Mykola Polischuk, chief neurosurgeon at the Kyiv Medical Academy, said that Slusarchuk has to start lecturing at the academy to prove his uniqueness and earn the ability to do independent research. “I want to see him do it because I am interested in his theories,” Polischuk said. Slusarchuk said that he has no time to lecture.
“I need a clinic where I can see my patients. Instead, I live in a dorm, get Hr 270 in wages and wake up thinking that my own country doesn’t need me.”
Ex-health minister Polischuk says Slusarchuk only has himself to blame. “I am not an oligarch who can give a lot of money and say do whatever you want. I told him – write a precise plan and we’ll see what we can do.”

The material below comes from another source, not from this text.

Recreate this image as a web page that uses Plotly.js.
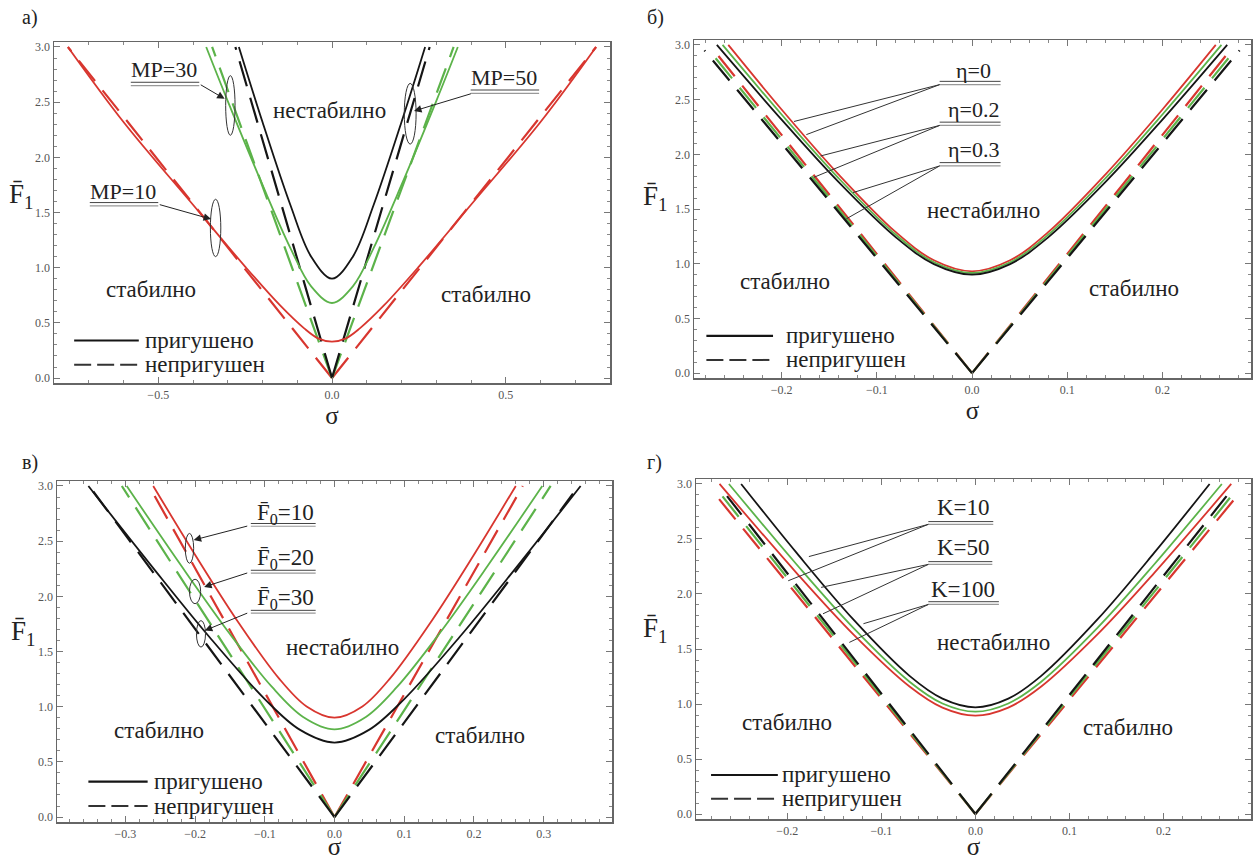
<!DOCTYPE html>
<html><head><meta charset="utf-8">
<script src="https://cdn.plot.ly/plotly-3.0.1.min.js"></script>
<style>html,body{margin:0;padding:0;background:#fff}#chart{width:1253px;height:860px}</style>
</head><body><div id="chart"></div>
<script>
// ---------- Panel а (MP) ----------
const sigA_red = [-0.76,-0.6,-0.4,-0.25,-0.15,-0.08,-0.04,0,0.04,0.08,0.15,0.25,0.4,0.6,0.76];
const FA_red   = [3.0,2.32,1.57,1.01,0.66,0.45,0.36,0.33,0.36,0.45,0.66,1.01,1.57,2.32,3.0];
const sigA_grn = [-0.362,-0.3,-0.2,-0.12,-0.06,0,0.06,0.12,0.2,0.3,0.362];
const FA_grn   = [3.0,2.51,1.75,1.18,0.83,0.68,0.83,1.18,1.75,2.51,3.0];
const sigA_blk = [-0.268,-0.2,-0.12,-0.06,0,0.06,0.12,0.2,0.268];
const FA_blk   = [3.0,2.32,1.57,1.10,0.90,1.10,1.57,2.32,3.0];
const sigA_redD = [-0.76,0,0.76];   const FA_redD = [3.0,0,3.0];
const sigA_grnD = [-0.345,0,0.35];  const FA_grnD = [3.0,0,3.0];
const sigA_blkD = [-0.278,0,0.281]; const FA_blkD = [3.0,0,3.0];
// ---------- Panel б (η) ----------
const sigB_red = [-0.256,-0.2,-0.14,-0.08,-0.04,0,0.04,0.08,0.14,0.2,0.256];
const FB_red   = [3.0,2.41,1.815,1.288,1.031,0.93,1.031,1.288,1.815,2.41,3.0];
const sigB_grn = [-0.262,-0.2,-0.14,-0.08,-0.04,0,0.04,0.08,0.14,0.2,0.262];
const FB_grn   = [3.0,2.364,1.78,1.264,1.013,0.915,1.013,1.264,1.78,2.364,3.0];
const sigB_blk = [-0.268,-0.2,-0.14,-0.08,-0.04,0,0.04,0.08,0.14,0.2,0.268];
const FB_blk   = [3.0,2.317,1.745,1.241,0.996,0.90,0.996,1.241,1.745,2.317,3.0];
const sigB_redD = [-0.271,0,0.271]; const FB_redD = [2.95,0,2.95];
const sigB_grnD = [-0.276,0,0.276]; const FB_grnD = [2.95,0,2.95];
const sigB_blkD = [-0.281,0,0.281]; const FB_blkD = [2.95,0,2.95];
// ---------- Panel в (F0) ----------
const sigC_red = [-0.26,-0.2,-0.14,-0.08,-0.04,0,0.04,0.08,0.14,0.2,0.26];
const FC_red   = [3.0,2.377,1.784,1.259,1.002,0.90,1.002,1.259,1.784,2.377,3.0];
const sigC_grn = [-0.298,-0.22,-0.15,-0.09,-0.045,0,0.045,0.09,0.15,0.22,0.298];
const FC_grn   = [3.0,2.279,1.659,1.181,0.907,0.795,0.907,1.181,1.659,2.279,3.0];
const sigC_blk = [-0.353,-0.26,-0.18,-0.1,-0.05,0,0.05,0.1,0.18,0.26,0.353];
const FC_blk   = [3.0,2.256,1.636,1.069,0.792,0.675,0.792,1.069,1.636,2.256,3.0];
const sigC_redD = [-0.266,0,0.27];  const FC_redD = [3.0,0,3.0];
const sigC_grnD = [-0.305,0,0.31];  const FC_grnD = [3.0,0,3.0];
const sigC_blkD = [-0.346,0,0.342]; const FC_blkD = [2.95,0,2.93];
// ---------- Panel г (K) ----------
const sigD_blk = [-0.249,-0.19,-0.13,-0.07,-0.035,0,0.035,0.07,0.13,0.19,0.249];
const FD_blk   = [3.0,2.373,1.771,1.256,1.049,0.97,1.049,1.256,1.771,2.373,3.0];
const sigD_grn = [-0.262,-0.19,-0.13,-0.07,-0.035,0,0.035,0.07,0.13,0.19,0.262];
const FD_grn   = [3.0,2.268,1.694,1.203,1.005,0.93,1.005,1.203,1.694,2.268,3.0];
const sigD_red = [-0.272,-0.19,-0.13,-0.07,-0.035,0,0.035,0.07,0.13,0.19,0.272];
const FD_red   = [3.0,2.19,1.635,1.159,0.967,0.894,0.967,1.159,1.635,2.19,3.0];
const sigD_redD = [-0.278,0,0.281]; const FD_redD = [2.92,0,2.92];
const sigD_grnD = [-0.271,0,0.274]; const FD_grnD = [2.91,0,2.91];
const sigD_blkD = [-0.264,0,0.267]; const FD_blkD = [2.89,0,2.89];

const panelLetters = ['а)','б)','в)','г)'];
const labelsA = ['MP=30','MP=50','MP=10'];
const labelsB = ['η=0','η=0.2','η=0.3'];
const labelsC = ['F̄<sub>0</sub>=10','F̄<sub>0</sub>=20','F̄<sub>0</sub>=30'];
const labelsD = ['K=10','K=50','K=100'];
const legendTexts = ['пригушено','непригушен'];
const regionTexts = ['нестабилно','стабилно'];

const RED='#d8362f', GRN='#5cb34a', BLK='#151515';
const SERIF='Liberation Serif, Times New Roman, serif';
const DASH='26px,12px';
const W=1253,H=860;
const px=x=>x/W, py=y=>1-y/H;

const traces=[];
function solid(x,y,c,ax){traces.push({x:x,y:y,xaxis:'x'+ax,yaxis:'y'+ax,mode:'lines',line:{color:c,width:1.8,shape:'spline',smoothing:1.0},hoverinfo:'skip',showlegend:false});}
// dashed V drawn as two branches that both start at the vertex so the dash pattern starts there
function dashed(x,y,c,ax){
  [[1,0],[1,2]].forEach(ix=>traces.push({x:ix.map(i=>x[i]),y:ix.map(i=>y[i]),xaxis:'x'+ax,yaxis:'y'+ax,mode:'lines',
    line:{color:c,width:2.2,dash:DASH},hoverinfo:'skip',showlegend:false}));
}
dashed(sigA_redD,FA_redD,RED,'');dashed(sigA_grnD,FA_grnD,GRN,'');dashed(sigA_blkD,FA_blkD,BLK,'');
solid(sigA_red,FA_red,RED,'');solid(sigA_grn,FA_grn,GRN,'');solid(sigA_blk,FA_blk,BLK,'');
dashed(sigB_redD,FB_redD,RED,'2');dashed(sigB_grnD,FB_grnD,GRN,'2');dashed(sigB_blkD,FB_blkD,BLK,'2');
solid(sigB_red,FB_red,RED,'2');solid(sigB_grn,FB_grn,GRN,'2');solid(sigB_blk,FB_blk,BLK,'2');
dashed(sigC_redD,FC_redD,RED,'3');dashed(sigC_grnD,FC_grnD,GRN,'3');dashed(sigC_blkD,FC_blkD,BLK,'3');
solid(sigC_red,FC_red,RED,'3');solid(sigC_grn,FC_grn,GRN,'3');solid(sigC_blk,FC_blk,BLK,'3');
dashed(sigD_redD,FD_redD,RED,'4');dashed(sigD_grnD,FD_grnD,GRN,'4');dashed(sigD_blkD,FD_blkD,BLK,'4');
solid(sigD_red,FD_red,RED,'4');solid(sigD_grn,FD_grn,GRN,'4');solid(sigD_blk,FD_blk,BLK,'4');

function xax(dom,rng,dt,mdt,anchor){return {domain:dom,range:rng,anchor:anchor,dtick:dt,tick0:0,tickformat:'.1f',
 ticks:'inside',ticklen:6,tickwidth:1,tickcolor:'#777',minor:{dtick:mdt,tick0:0,ticks:'inside',ticklen:3,tickcolor:'#888',tickwidth:1},
 showline:true,linecolor:'#666',linewidth:1.5,mirror:'allticks',showgrid:false,zeroline:false,
 tickfont:{family:SERIF,size:12,color:'#555'},title:{text:'σ',font:{family:SERIF,size:25,color:'#222'},standoff:3}};}
function yax(dom,anchor){return {domain:dom,range:[-0.045,3.045],anchor:anchor,dtick:0.5,tick0:0,tickformat:'.1f',
 ticks:'inside',ticklen:6,tickwidth:1,tickcolor:'#777',minor:{dtick:0.1,tick0:0,ticks:'inside',ticklen:3,tickcolor:'#888',tickwidth:1},
 showline:true,linecolor:'#666',linewidth:1.5,mirror:'allticks',showgrid:false,zeroline:false,
 tickfont:{family:SERIF,size:12,color:'#555'}};}

const layout={width:W,height:H,margin:{l:0,r:0,t:0,b:0},paper_bgcolor:'#fff',plot_bgcolor:'#fff',showlegend:false,
 xaxis: xax([px(54),px(610)],[-0.8,0.8],0.5,0.1,'y'),
 yaxis: yax([py(383),py(42)],'x'),
 xaxis2:xax([px(694),px(1251)],[-0.292,0.293],0.1,0.02,'y2'),
 yaxis2:yax([py(378),py(40)],'x2'),
 xaxis3:xax([px(57),px(612)],[-0.398,0.398],0.1,0.02,'y3'),
 yaxis3:yax([py(822),py(481)],'x3'),
 xaxis4:xax([px(696),px(1251)],[-0.297,0.293],0.1,0.02,'y4'),
 yaxis4:yax([py(819),py(479)],'x4'),
 annotations:[],shapes:[]};
const A=layout.annotations,S=layout.shapes;
function txt(ax,x,y,t,size,anchor){A.push({xref:'x'+ax,yref:'y'+ax,x:x,y:y,text:t,showarrow:false,xanchor:anchor||'center',yanchor:'middle',font:{family:SERIF,size:size||23,color:'#222'}});}
function line(ax,x0,y0,x1,y1,c,w,dash){S.push({type:'line',xref:'x'+ax,yref:'y'+ax,x0:x0,y0:y0,x1:x1,y1:y1,line:{color:c,width:w||1,dash:dash||'solid'}});}
function ell(ax,x0,x1,y0,y1){S.push({type:'circle',xref:'x'+ax,yref:'y'+ax,x0:x0,x1:x1,y0:y0,y1:y1,line:{color:'#333',width:1}});}
function arrow(ax,tx,ty,hx,hy){A.push({xref:'x'+ax,yref:'y'+ax,axref:'x'+ax,ayref:'y'+ax,x:hx,y:hy,ax:tx,ay:ty,text:'',showarrow:true,arrowhead:2,arrowsize:1.5,arrowwidth:1,arrowcolor:'#222'});}
function dbl(ax,x0,x1,y,dy){line(ax,x0,y,x1,y,'#444',1);line(ax,x0,y-dy,x1,y-dy,'#999',1.2);}
function legend(ax,x0,x1,y1,y2,xt){line(ax,x0,y1,x1,y1,BLK,2.2);line(ax,x0,y2,x1,y2,'#333',2,'17px,6px');
 txt(ax,xt,y1,legendTexts[0],23,'left');txt(ax,xt,y2,legendTexts[1],23,'left');}

// Panel а
txt('',-0.006,2.42,regionTexts[0]);txt('',-0.522,0.80,regionTexts[1]);txt('',0.444,0.76,regionTexts[1]);
txt('',-0.483,2.80,labelsA[0],22);dbl('',-0.579,-0.382,2.68,0.03);arrow('',-0.382,2.665,-0.309,2.53);ell('',-0.306,-0.279,2.2,2.74);
txt('',0.494,2.72,labelsA[1],22);dbl('',0.399,0.596,2.61,0.03);arrow('',0.404,2.58,0.236,2.42);ell('',0.208,0.242,2.12,2.67);
txt('',-0.601,1.69,labelsA[2],22);dbl('',-0.697,-0.5,1.59,0.03);arrow('',-0.5,1.575,-0.348,1.44);ell('',-0.35,-0.32,1.1,1.62);
legend('',-0.742,-0.556,0.34,0.12,-0.545);
// Panel б
txt('2',0.012,1.485,regionTexts[0]);txt('2',-0.196,0.833,regionTexts[1]);txt('2',0.17,0.773,regionTexts[1]);
const bl=[[2.77,2.667,[[-0.187,2.30],[-0.174,2.18]]],[2.41,2.294,[[-0.159,1.985],[-0.166,1.79]]],[2.045,1.924,[[-0.125,1.65],[-0.132,1.41]]]];
bl.forEach((b,i)=>{txt('2',0.002,b[0],labelsB[i],22);dbl('2',-0.034,0.03,b[1],0.03);b[2].forEach(p=>line('2',-0.034,b[1]-0.03,p[0],p[1],'#333',1));});
legend('2',-0.279,-0.209,0.34,0.12,-0.198);
// Panel в
txt('3',0.011,1.54,regionTexts[0]);txt('3',-0.252,0.78,regionTexts[1]);txt('3',0.209,0.736,regionTexts[1]);
const cl=[[2.75,2.66,[-0.202,2.51],[-0.214,-0.202,2.30,2.57]],[2.34,2.236,[-0.187,2.085],[-0.208,-0.192,1.933,2.155]],[1.98,1.873,[-0.186,1.69],[-0.198,-0.185,1.54,1.78]]];
cl.forEach((c,i)=>{txt('3',-0.071,c[0],labelsC[i],23);dbl('3',-0.12,-0.027,c[1],0.025);arrow('3',-0.123,c[1]-0.02,c[2][0],c[2][1]);ell('3',c[3][0],c[3][1],c[3][2],c[3][3]);});
legend('3',-0.353,-0.268,0.32,0.10,-0.262);
// Panel г
txt('4',0.019,1.56,regionTexts[0]);txt('4',-0.2,0.833,regionTexts[1]);txt('4',0.162,0.788,regionTexts[1]);
const dl=[[2.79,2.658,0.019,[[-0.177,2.34],[-0.199,2.12]]],[2.42,2.294,0.018,[[-0.164,2.06],[-0.162,1.82]]],[2.045,1.93,0.025,[[-0.119,1.73],[-0.134,1.56]]]];
dl.forEach((d,i)=>{txt('4',-0.013,d[0],labelsD[i],23);dbl('4',-0.05,d[2],d[1],0.025);d[3].forEach(p=>line('4',-0.05,d[1]-0.025,p[0],p[1],'#333',1));});
legend('4',-0.281,-0.21,0.355,0.14,-0.208);

[[20,18],[645,18],[20,462],[645,462]].forEach((p,i)=>A.push({xref:'paper',yref:'paper',x:px(p[0]),y:py(p[1]),text:panelLetters[i],showarrow:false,xanchor:'left',yanchor:'middle',font:{family:SERIF,size:20,color:'#222'}}));
[[21,196],[655,198],[23,633],[655,630]].forEach(p=>A.push({xref:'paper',yref:'paper',x:px(p[0]),y:py(p[1]),text:'F̄<sub>1</sub>',showarrow:false,xanchor:'center',yanchor:'middle',font:{family:SERIF,size:27,color:'#222'}}));

Plotly.newPlot('chart',traces,layout,{staticPlot:true});
</script></body></html>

Slusarchuk explained that authorities had previously offered him only a fraction of what he thinks is appropriate for his research. “They want to take my knowledge for $1,000 a month when abroad it will cost millions,” he exclaimed.
As the Kyiv Post was going into print, Slusarchuk said he was invited to see President Victor Yuschenko, a sign that Ukrainian authorities may have developed a sudden interest in his work. Rostyslav Valihnovsky from the president’s office said they were trying to convince Slusarchuk to stay, offering to take charge of Feofania, an elite hospital outside Kyiv. Slusarchuk has not made up his mind yet.
If he rejects the offer, the term “brain drain” would probably never be more appropriate than in his case.
Sluarchuk said he hasn't made up his mind about the Canadian offer. He said his first preference is to have his abilities recognized by his own people.